ÖSTERREICH: Die ÖVP hat Kanzler Kern in seiner Forderung, dass es keine EU-Beitrittsverhandlungen mit der Türkei mehr geben dürfe, unterstützt.
Mitterlehner: Um die Verhandlungen abzubrechen, wäre ein einstimmiger Beschluss im EU-Rat nötig, und diese Einstimmigkeit sehe ich nicht. Aber wir tragen die kritische Position des Kanzlers durchaus mit, weil die demokratische und rechtsstaatliche Entwicklung in der Türkei sehr problematisch ist. Zugleich muss man sagen, dass der EU-Beitritt der Türkei nicht vor der Tür steht. Ganz im Gegenteil.
ÖSTERREICH: Sie hatten in der „Presse“ Außenminister Kurz mit Androsch (Thronfolger von Kreisky) verglichen. Wollen Sie sagen, Sebastian Kurz werde nicht VP-Chef und Ihr Nachfolger?
Mitterlehner: Die Antwort hatte einen Scherzhintergrund. Es ist positiv, dass wir qualifizierte Persönlichkeiten mit guten Umfragewerten haben. Aber es hängt natürlich auch immer von der Funktion ab, die man hat. Ich hatte auch als Minister wesentlich bessere Umfragewerte. Alles zu seiner Zeit. Ich bin gewählter Obmann und mache meinen Job mit Verve und Dynamik. Alles andere wird sich von selbst ergeben.

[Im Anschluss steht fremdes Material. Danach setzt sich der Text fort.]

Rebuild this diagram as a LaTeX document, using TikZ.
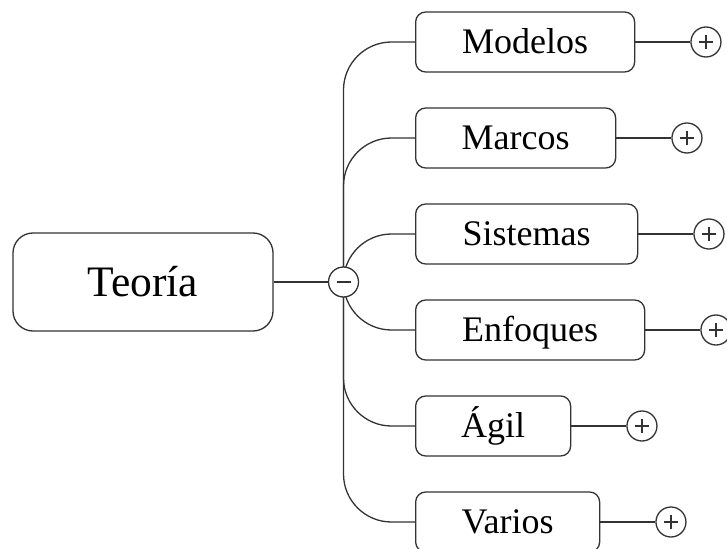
\documentclass[tikz,border=0pt]{standalone}
\usepackage{fontspec}
\setmainfont{Liberation Serif}
\usetikzlibrary{backgrounds,positioning}
\definecolor{linegray}{HTML}{333333}
\definecolor{boxgray}{HTML}{333333}
\begin{document}
\begin{tikzpicture}[x=1pt,y=-1pt,
  line width=1.3pt,
  rootbox/.style={draw=boxgray, rounded corners=20, minimum width=260, minimum height=98,
    inner sep=0, text height=28.5pt, text depth=0pt, font=\fontsize{43.5}{50}\selectfont},
  topic/.style={draw=boxgray, rounded corners=10, minimum height=60, anchor=west,
    inner sep=0, text height=23.5pt, text depth=0pt, font=\fontsize{36}{42}\selectfont},
  toggle/.style={circle, draw=linegray, fill=white, minimum size=30, inner sep=0},
  collapse/.style={toggle, path picture={
    \draw[linegray] ([xshift=-7pt]path picture bounding box.center) -- ([xshift=7pt]path picture bounding box.center);}},
  expand/.style={toggle, right=55pt of #1, path picture={
    \draw[linegray] ([xshift=-7pt]path picture bounding box.center) -- ([xshift=7pt]path picture bounding box.center);
    \draw[linegray] ([yshift=-7pt]path picture bounding box.center) -- ([yshift=7pt]path picture bounding box.center);}},
  link/.style={draw=linegray, line width=1.3pt},
  branch/.style={draw=linegray, line width=1.3pt, rounded corners=48}]

\clip (0,0) rectangle (727,548);

% central topic and its toggle
\node[rootbox] (root) at (143,282) {Teoría};
\node[collapse] (hub) at (343.5,282) {};

% subtopics
\node[topic, minimum width=219] (mod) at (415,42)  {Modelos};
\node[topic, minimum width=200] (mar) at (415,138) {Marcos};
\node[topic, minimum width=222] (sis) at (415,234) {Sistemas};
\node[topic, minimum width=229] (enf) at (415,330) {Enfoques};
\node[topic, minimum width=155] (agi) at (415,426) {Ágil};
\node[topic, minimum width=184] (var) at (415,522) {Varios};

% expand buttons
\node[expand=mod] (modp) {};
\node[expand=mar] (marp) {};
\node[expand=sis] (sisp) {};
\node[expand=enf] (enfp) {};
\node[expand=agi] (agip) {};
\node[expand=var] (varp) {};

\begin{pgfonlayer}{background}
  \draw[link] (root.east) -- (hub.west);
  \foreach \t in {mod,mar,sis,enf,agi,var}{
    \draw[branch] (hub.center) |- (\t.west);
    \draw[link] (\t.east) -- (\t p.west);
  }
\end{pgfonlayer}

\end{tikzpicture}
\end{document}
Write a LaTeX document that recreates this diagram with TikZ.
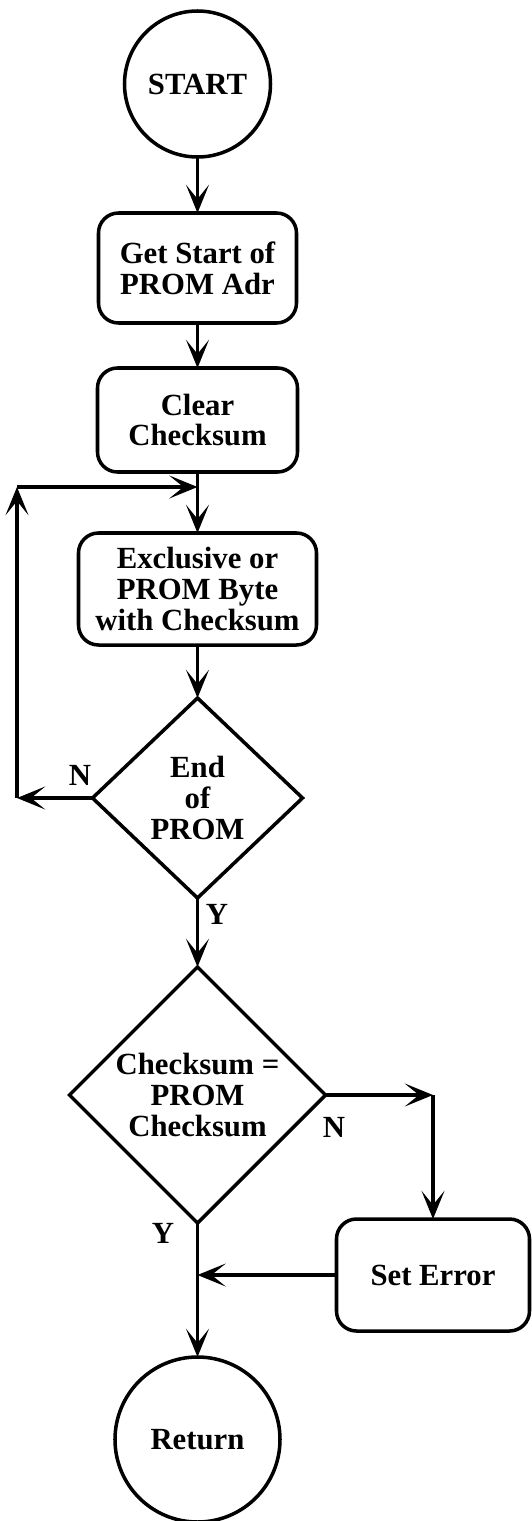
\documentclass[tikz,border=0pt]{standalone}
\usepackage{fontspec}
\setmainfont{Liberation Serif}
\usetikzlibrary{positioning,shapes.geometric,arrows.meta}

\begin{document}
\begin{tikzpicture}[every node/.style={font=\bfseries\fontsize{17.5}{17.6}\selectfont,
  align=center,outer sep=0pt,line width=2pt},
  term/.style={draw,circle,inner sep=0},
  proc/.style={draw,rectangle,rounded corners=0.4cm,inner sep=0},
  test/.style={draw,diamond,inner sep=0},
  lbl/.style={inner sep=0},
  >={Stealth[length=16pt,width=13pt,inset=8pt]},
  line width=2pt]

\useasboundingbox (0,0) rectangle (10.62,-30.42);

% main column
\node[term,minimum size=2.92cm] (start) at (3.95,-1.68) {START};
\node[proc,minimum width=3.96cm,minimum height=2.2cm,below=1.12cm of start] (adr) {Get Start of\\PROM Adr};
\node[proc,minimum width=4cm,minimum height=2.08cm,below=0.9cm of adr] (clr) {Clear\\Checksum};
\node[proc,minimum width=4.76cm,minimum height=2.24cm,below=1.22cm of clr] (xor) {Exclusive or\\PROM Byte\\with Checksum};
\node[test,minimum width=4.2cm,minimum height=4cm,below=1.06cm of xor] (endp) {End\\of\\PROM};
\node[test,minimum width=5.12cm,minimum height=5.12cm,below=1.38cm of endp] (cmp) {Checksum =\\PROM\\Checksum};
\node[term,minimum size=3.3cm,below=2.68cm of cmp] (ret) {Return};

% error branch
\node[proc,minimum width=3.86cm,minimum height=2.24cm] (err) at (8.66,-25.5) {Set Error};

\draw[->] (start) -- (adr);
\draw[->] (adr) -- (clr);
\draw[->] (clr) -- (xor);
\draw[->] (xor) -- (endp);
\draw[->] (endp) -- (cmp);
\draw[->] (cmp) -- (ret);

% loop back for the next byte
\coordinate (jn) at (3.95,-9.74);
\coordinate (lt) at (0.34,-9.74);
\coordinate (lb) at (lt |- endp.west);
\draw[->] (endp.west) -- (lb);
\draw[->] (lb) -- (lt);
\draw[->] (lt) -- (jn);

\coordinate (rc) at (err.north |- cmp.east);
\coordinate (rj) at (cmp.south |- err.west);
\draw[->] (cmp.east) -- (rc);
\draw[->] (rc) -- (err.north);
\draw[->] (err.west) -- (rj);

\node[lbl] (n1) at (1.6,-15.5) {N};
\node[lbl] (y1) at (4.34,-18.28) {Y};
\node[lbl] (n2) at (6.68,-22.54) {N};
\node[lbl] (y2) at (3.26,-24.66) {Y};

\end{tikzpicture}
\end{document}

ÖSTERREICH: Das heißt, Sie wollen auch bei einer Neuwahl als VP-Spitzenkandidat antreten?
Mitterlehner: Ich möchte keine Spekulation über Wahlen oder Spitzenkandidaten vom Zaun brechen. Wir haben Projekte für den Herbst als Koalition definiert, die wir weiterbringen müssen. Sonst haben beide Parteien ein Problem. Üblicherweise ist es so, dass der jeweilige Obmann auch der Spitzenkandidat ist.
ÖSTERREICH: Die ÖVP liegt in Umfragen bei unter 20 Prozent. Ist das ein Alarmzeichen?
Mitterlehner: Jede öffentliche Diskussion über den Kurs der ÖVP hilft sicher nicht der Partei. Daher kann jeder etwas zum positiven Gefüge beitragen. Ich habe eine klare Linie. Je mehr wir in der Regierung zustande bringen, statt Neuwahlgespenster herbeizureden, desto mehr werden beide Regierungsparteien profitieren.
ÖSTERREICH: Ist das jetzt ein Appell an die eigenen Leute?
Mitterlehner: Da und dort können das Einzelne als Appell verstehen. Ich sage das aber allen sowieso auch persönlich.